Bohan
The Hebrew verb bāḥan, used in the Old Testament for testing or assaying, the slow examination by which God or a watchful human discovers what is actually inside a heart, a city, or a piece of metal before it is trusted with weight.
Origin and Language
Bohan (Hebrew בָּחַן, bāḥan) is the Old Testament verb for testing, trying, proving, examining. The cognate noun bohan (בֹּחַן) shows up in Isaiah 28:16 to describe a “tried stone,” a piece of foundation work that has been assayed and found load-bearing. The semantic field is metallurgical. An assayer heats a piece of ore until impurities separate from the pure metal; he reads the result; he stamps the assay. That is what bohan asks for. The verb is distinct from nasah (נָסָה), the related Hebrew word usually translated “tempt” or “put to the test,” which leans toward provocation and the risk of failure. Bohan leans toward inspection. Nasah asks “will you fall?” Bohan asks “what are you actually made of?” Both appear in scripture but they are not interchangeable, and the difference matters when an operator borrows the language to describe what auditing a model or an agent looks like.
Scriptural Witness
David uses the verb in two famous places. In Psalm 26:2 he prays “Examine me, O LORD, and prove me; try [bohan] my reins and my heart” (KJV). In Psalm 139:23-24 the same prayer goes deeper: “Search me, O God, and know my heart: try [bohan] me, and know my thoughts: and see if there be any wicked way in me, and lead me in the way everlasting” (KJV). In both cases the speaker is volunteering for the audit. He is not asking God to be lenient; he is asking God to inspect, to surface what he himself cannot see, and to publish the result. Malachi 3:10 turns the same verb outward and invites Israel to bohan God: “prove me now herewith, saith the LORD of hosts.” The willingness to be tested cuts both ways. The God who can search a heart is also a God whose faithfulness the people are invited to assay.
The Pattern Across Traditions
The Stoic prokoptōn (“one making progress”) had a near-identical practice. Marcus Aurelius opens Meditations II by replaying the day before it happens, naming the difficult people he will meet and the failures he expects in himself. Seneca closed each evening by asking what he had healed, what habit he had checked, where he had grown softer. Epictetus called it prosoche, the discipline of attention. The mechanism is the same as bohan: do not wait for the failure to find you; run the audit at the threshold, in the quiet, before the day demands the response. Christianity later folded this practice into the desert tradition (the watchfulness TWO covers under nepsis) and into the Ignatian examen. The vocabulary changed; the discipline did not. An honest person inspects what is in them before they ask others to trust it.

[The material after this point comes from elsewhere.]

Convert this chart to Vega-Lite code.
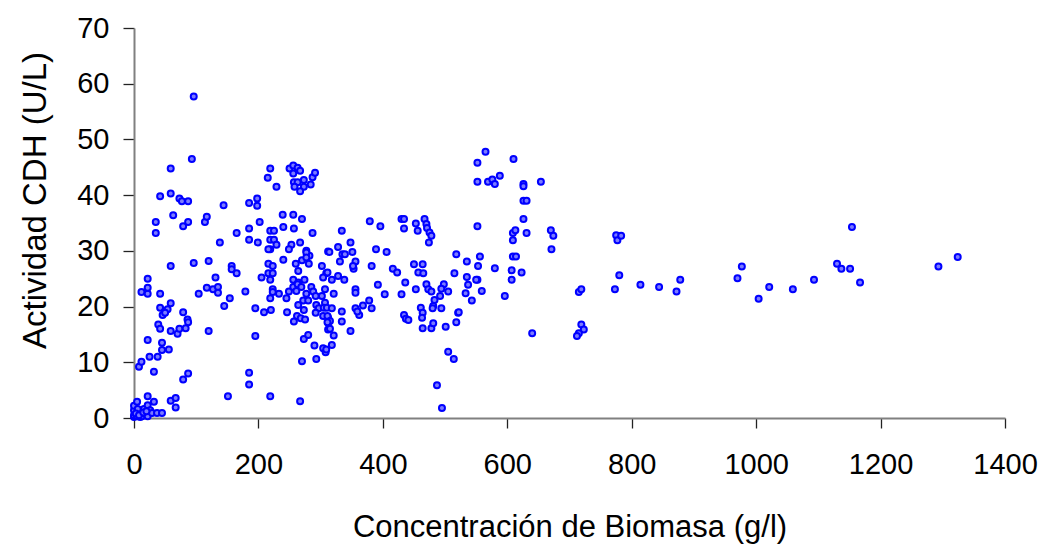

How It Lands in the Age of AI
The model you ship is the heart you have not assayed. Frontier labs are now publicly admitting this. OpenAI’s deployment-simulation reruns 1.3 million real user prompts through a candidate model and reads the regenerated answers before any human sees the new model in production. That is bohan, in code. The interesting move is that the audit is no longer optional once the lab has the tooling, and there is no good answer to the question “why did you ship without running it?” Operators inherit the same standard. If you put a Claude or GPT agent in front of customers, you are responsible for what it does at the small-volume edges, the long tail, the third question in a hard conversation. Pretending the model is well-behaved because the public benchmarks say so is the technical version of refusing the inspection.
How TWO Uses It
Scott’s TWO discipline keeps coming back to one habit: replay your own work. Save the email you sent last week, the proposal you actually wrote, the prospect note you actually used, then drop them into the next model the vendor pushes and read what comes back. If you cannot bring yourself to do that for your own work, you are not going to do it for the agent you stand up for your team. Bohan in the age of AI is less about being holy and more about being inspectable, and TWO uses the term as shorthand for the moment an operator stops asking “do I trust this model?” and starts asking “what does this model do when I run my last twenty real cases through it?” The answer is almost never the answer the benchmark gave. That is the point. The benchmark is not your week. Your week is.
A Closing Discipline
This week, take the ten real cases you handled last week (the email reply, the proposal paragraph, the meeting recap, the prospect summary, the calendar reschedule). Drop each one into your current default model. Read the answers. Do not score them; just notice the diffs against what you actually shipped. The exercise takes one hour. It is the smallest version of bohan a non-technical operator can run, and once you have done it on yourself you will be able to ask the next vendor “did you replay 1.3 million conversations through your next model, like OpenAI did?” with the moral standing of someone who has assayed their own first.